Begin at the line containing "Rebuild this chart" and stop at the line containing "Chart.register(...registerables);"; copy those lines exactly, ends included, and nothing else.

======

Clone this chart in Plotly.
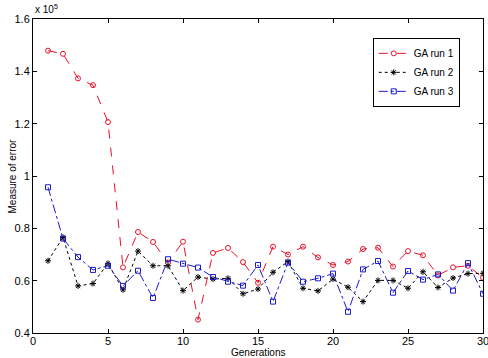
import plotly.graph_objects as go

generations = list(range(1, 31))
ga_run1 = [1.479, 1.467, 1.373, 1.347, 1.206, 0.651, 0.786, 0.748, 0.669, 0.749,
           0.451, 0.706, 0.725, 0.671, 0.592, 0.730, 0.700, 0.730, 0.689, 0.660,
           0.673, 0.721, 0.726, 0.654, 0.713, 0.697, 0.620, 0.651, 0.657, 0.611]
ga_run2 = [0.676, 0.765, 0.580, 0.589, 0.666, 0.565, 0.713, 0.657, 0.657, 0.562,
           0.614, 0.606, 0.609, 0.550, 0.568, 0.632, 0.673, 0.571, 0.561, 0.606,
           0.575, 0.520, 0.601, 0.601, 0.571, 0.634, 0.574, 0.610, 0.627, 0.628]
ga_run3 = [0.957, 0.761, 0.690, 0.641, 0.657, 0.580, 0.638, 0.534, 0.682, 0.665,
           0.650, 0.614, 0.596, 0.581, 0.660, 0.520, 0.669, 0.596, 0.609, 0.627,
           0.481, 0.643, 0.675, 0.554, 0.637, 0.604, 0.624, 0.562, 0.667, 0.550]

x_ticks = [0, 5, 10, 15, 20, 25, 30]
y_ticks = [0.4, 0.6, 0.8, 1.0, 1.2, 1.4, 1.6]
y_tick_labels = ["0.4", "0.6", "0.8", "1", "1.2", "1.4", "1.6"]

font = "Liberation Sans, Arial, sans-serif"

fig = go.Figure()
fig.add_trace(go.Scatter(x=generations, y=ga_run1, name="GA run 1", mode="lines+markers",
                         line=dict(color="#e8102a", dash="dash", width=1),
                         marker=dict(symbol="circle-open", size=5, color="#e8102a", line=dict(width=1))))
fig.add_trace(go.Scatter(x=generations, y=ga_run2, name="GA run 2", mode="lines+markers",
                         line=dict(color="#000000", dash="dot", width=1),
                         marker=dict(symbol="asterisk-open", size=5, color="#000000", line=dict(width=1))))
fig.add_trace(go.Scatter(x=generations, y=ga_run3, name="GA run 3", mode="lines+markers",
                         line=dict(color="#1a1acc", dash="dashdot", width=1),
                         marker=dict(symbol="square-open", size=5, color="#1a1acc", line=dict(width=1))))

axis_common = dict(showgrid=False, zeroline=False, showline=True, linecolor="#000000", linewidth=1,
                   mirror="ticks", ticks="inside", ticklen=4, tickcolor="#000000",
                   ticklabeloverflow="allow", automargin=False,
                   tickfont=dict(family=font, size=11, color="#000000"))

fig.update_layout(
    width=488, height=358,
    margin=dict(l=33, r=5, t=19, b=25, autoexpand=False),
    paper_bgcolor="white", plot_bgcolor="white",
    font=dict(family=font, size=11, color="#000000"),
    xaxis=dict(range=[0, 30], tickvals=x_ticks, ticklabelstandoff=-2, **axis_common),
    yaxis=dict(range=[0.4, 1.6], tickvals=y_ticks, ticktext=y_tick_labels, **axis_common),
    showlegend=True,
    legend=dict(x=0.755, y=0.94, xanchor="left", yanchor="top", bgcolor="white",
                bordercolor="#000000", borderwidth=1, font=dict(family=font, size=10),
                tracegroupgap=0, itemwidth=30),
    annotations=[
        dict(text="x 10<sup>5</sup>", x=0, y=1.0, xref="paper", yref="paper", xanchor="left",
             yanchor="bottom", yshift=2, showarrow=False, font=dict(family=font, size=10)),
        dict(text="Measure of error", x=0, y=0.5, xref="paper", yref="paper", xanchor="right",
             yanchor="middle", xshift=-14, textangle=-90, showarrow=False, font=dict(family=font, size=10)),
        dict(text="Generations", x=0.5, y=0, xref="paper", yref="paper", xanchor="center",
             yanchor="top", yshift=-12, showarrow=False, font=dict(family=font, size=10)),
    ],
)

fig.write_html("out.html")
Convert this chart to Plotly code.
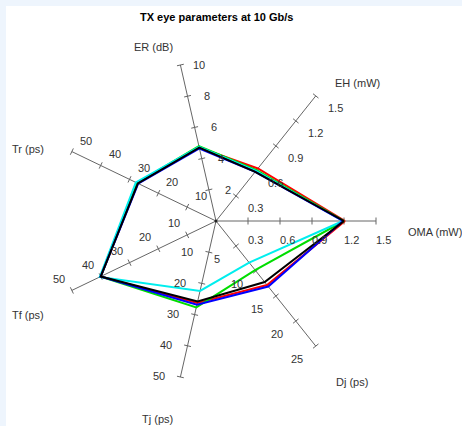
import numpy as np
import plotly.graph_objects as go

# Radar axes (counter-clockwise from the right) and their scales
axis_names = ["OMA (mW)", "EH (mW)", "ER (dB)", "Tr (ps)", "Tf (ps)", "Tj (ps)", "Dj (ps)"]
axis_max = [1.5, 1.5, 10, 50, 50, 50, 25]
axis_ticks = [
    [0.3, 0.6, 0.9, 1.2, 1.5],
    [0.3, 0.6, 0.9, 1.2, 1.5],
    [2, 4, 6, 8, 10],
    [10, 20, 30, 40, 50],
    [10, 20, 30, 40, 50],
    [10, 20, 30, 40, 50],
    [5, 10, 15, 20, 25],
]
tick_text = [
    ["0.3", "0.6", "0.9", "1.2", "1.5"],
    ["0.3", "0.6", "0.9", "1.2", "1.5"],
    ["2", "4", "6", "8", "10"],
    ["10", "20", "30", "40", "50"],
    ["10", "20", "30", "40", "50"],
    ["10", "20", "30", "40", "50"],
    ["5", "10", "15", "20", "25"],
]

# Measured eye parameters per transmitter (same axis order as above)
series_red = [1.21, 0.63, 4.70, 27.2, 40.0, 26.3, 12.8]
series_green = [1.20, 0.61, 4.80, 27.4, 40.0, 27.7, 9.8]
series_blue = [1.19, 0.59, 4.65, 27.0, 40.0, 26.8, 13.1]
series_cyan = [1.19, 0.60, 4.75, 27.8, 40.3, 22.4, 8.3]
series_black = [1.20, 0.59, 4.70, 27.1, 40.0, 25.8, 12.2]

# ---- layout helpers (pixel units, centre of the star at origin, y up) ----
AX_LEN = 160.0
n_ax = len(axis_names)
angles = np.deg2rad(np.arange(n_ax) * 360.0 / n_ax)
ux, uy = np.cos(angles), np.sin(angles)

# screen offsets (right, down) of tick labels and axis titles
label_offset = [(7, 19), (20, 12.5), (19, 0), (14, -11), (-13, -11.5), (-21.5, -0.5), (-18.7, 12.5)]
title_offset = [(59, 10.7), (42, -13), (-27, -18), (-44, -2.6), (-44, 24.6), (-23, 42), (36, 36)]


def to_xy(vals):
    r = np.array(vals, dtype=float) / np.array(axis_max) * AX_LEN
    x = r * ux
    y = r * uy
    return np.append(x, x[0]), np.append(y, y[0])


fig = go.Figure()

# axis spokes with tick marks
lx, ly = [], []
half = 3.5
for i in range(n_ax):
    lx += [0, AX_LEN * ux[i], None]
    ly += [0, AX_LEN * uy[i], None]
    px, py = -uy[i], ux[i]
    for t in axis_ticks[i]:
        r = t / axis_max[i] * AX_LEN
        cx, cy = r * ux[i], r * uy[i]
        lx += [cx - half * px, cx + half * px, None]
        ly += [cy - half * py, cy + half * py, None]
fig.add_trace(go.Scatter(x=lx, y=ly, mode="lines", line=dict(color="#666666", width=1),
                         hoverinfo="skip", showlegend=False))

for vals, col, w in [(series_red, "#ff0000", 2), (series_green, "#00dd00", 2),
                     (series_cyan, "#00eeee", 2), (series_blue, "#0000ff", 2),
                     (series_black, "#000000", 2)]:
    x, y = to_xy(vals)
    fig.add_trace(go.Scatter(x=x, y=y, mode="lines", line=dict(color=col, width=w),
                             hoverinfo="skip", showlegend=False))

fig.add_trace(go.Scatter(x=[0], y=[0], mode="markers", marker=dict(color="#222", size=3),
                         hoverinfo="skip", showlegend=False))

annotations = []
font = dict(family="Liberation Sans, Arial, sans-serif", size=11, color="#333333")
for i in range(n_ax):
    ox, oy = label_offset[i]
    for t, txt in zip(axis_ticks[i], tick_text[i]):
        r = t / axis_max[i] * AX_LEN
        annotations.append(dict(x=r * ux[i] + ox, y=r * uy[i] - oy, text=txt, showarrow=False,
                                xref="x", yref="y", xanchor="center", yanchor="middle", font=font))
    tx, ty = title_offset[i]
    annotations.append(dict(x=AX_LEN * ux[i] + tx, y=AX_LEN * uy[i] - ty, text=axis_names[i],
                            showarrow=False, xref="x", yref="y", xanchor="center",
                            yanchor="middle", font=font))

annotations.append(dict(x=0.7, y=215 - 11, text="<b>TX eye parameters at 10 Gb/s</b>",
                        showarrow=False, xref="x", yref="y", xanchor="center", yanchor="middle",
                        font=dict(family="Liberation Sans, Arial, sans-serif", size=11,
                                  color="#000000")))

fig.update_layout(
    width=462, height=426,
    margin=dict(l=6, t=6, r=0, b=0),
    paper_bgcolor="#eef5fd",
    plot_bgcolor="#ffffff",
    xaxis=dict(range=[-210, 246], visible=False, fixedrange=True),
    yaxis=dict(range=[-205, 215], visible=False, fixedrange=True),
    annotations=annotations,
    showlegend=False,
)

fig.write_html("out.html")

======

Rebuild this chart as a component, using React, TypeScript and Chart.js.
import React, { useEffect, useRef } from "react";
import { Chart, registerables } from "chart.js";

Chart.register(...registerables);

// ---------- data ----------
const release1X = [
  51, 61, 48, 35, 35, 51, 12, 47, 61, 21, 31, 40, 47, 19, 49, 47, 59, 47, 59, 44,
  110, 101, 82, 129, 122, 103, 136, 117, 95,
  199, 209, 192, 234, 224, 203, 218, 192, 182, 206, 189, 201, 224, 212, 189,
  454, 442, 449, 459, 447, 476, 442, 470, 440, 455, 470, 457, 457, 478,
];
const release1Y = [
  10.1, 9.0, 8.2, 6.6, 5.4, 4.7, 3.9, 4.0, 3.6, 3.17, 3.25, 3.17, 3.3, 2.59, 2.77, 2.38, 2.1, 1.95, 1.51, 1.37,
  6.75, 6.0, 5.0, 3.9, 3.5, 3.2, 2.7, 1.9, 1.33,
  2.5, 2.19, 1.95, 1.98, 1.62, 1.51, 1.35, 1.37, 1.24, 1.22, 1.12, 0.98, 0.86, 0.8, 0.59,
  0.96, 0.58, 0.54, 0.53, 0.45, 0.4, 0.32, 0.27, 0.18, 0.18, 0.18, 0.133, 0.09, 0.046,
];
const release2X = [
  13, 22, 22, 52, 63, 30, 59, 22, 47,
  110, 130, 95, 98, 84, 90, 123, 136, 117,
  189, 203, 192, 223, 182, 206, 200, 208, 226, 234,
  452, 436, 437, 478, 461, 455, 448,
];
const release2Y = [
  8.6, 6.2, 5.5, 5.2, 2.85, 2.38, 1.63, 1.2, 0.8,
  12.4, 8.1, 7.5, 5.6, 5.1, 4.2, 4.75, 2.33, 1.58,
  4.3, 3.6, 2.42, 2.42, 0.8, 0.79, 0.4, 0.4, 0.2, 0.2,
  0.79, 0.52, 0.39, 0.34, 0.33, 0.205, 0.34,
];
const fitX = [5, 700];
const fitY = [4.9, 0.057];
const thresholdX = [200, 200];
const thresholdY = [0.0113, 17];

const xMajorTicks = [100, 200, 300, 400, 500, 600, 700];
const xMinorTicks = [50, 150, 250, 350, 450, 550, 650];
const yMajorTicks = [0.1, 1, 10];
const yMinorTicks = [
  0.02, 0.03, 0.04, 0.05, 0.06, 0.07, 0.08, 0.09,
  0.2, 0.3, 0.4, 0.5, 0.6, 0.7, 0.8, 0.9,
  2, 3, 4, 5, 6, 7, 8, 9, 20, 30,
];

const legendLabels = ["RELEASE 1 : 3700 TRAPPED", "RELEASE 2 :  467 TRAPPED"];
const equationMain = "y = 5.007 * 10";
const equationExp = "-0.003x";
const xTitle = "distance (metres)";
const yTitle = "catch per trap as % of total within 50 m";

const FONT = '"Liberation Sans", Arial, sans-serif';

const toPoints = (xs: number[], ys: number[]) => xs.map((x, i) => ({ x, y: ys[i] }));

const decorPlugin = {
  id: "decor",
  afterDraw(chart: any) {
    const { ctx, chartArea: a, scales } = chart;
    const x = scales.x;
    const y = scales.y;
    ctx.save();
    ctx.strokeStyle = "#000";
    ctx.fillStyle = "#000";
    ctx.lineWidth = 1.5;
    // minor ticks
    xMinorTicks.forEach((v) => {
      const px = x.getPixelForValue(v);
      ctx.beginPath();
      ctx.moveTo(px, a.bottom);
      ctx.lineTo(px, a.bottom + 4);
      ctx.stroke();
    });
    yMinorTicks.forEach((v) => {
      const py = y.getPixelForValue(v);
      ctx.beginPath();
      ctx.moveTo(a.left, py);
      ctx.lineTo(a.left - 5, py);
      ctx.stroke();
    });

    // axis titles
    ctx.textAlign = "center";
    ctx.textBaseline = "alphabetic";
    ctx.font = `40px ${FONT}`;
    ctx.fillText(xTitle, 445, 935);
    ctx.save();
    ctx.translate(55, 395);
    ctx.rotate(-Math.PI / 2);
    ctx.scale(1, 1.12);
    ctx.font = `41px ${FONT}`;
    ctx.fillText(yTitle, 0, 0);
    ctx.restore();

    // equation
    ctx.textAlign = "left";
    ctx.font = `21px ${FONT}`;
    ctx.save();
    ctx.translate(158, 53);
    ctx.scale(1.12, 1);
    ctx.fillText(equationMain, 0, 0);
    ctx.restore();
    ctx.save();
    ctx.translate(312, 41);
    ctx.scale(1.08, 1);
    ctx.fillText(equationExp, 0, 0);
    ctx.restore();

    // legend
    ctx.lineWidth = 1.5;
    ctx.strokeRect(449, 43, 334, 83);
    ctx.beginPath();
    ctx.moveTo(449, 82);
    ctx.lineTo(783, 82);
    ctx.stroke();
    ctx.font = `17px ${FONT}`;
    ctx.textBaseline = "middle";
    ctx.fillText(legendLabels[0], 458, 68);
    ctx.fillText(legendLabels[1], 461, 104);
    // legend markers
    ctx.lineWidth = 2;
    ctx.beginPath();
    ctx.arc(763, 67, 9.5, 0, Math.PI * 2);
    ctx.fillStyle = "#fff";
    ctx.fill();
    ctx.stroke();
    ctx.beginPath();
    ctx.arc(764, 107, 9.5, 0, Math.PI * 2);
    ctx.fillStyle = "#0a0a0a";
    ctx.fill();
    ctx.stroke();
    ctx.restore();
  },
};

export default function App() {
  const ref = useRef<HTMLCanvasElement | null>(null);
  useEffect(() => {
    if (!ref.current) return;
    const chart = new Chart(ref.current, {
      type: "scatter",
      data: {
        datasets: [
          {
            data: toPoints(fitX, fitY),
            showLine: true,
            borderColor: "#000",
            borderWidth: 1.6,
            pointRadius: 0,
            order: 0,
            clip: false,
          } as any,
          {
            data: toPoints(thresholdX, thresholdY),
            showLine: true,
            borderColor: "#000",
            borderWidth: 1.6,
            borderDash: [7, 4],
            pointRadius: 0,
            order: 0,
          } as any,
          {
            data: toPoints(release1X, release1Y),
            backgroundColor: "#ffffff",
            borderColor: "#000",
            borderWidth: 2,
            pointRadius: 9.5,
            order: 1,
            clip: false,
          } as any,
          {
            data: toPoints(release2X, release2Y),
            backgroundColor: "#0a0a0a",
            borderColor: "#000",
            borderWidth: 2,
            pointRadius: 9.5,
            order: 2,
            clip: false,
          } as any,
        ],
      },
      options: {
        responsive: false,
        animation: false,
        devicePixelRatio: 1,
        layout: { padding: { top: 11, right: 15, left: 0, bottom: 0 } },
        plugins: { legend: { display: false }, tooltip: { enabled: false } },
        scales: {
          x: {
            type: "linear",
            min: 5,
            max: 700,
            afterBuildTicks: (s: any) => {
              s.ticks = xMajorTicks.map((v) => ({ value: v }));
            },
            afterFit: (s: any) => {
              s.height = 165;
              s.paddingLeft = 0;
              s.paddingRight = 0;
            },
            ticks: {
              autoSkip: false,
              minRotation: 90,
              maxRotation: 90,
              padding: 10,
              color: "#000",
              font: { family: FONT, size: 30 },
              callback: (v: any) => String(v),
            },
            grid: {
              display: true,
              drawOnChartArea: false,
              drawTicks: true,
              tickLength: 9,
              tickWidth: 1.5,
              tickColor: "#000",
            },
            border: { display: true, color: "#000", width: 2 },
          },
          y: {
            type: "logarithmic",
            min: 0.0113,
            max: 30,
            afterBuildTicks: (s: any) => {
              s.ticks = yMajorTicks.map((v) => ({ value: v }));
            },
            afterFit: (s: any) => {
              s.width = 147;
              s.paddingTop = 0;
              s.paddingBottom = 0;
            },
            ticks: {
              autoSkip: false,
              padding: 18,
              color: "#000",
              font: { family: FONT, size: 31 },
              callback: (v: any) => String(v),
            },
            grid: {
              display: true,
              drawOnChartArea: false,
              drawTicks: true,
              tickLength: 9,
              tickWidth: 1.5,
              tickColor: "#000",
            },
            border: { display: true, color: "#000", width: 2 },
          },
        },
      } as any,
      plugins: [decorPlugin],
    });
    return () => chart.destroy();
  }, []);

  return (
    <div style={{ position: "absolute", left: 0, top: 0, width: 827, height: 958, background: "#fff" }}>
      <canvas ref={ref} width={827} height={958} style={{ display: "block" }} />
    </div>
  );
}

======

:: Solved problem ::
Rebuild this chart as a component, using React, TypeScript and Chart.js.
import React, { useEffect, useRef } from "react";
import { Chart, registerables } from "chart.js";

Chart.register(...registerables);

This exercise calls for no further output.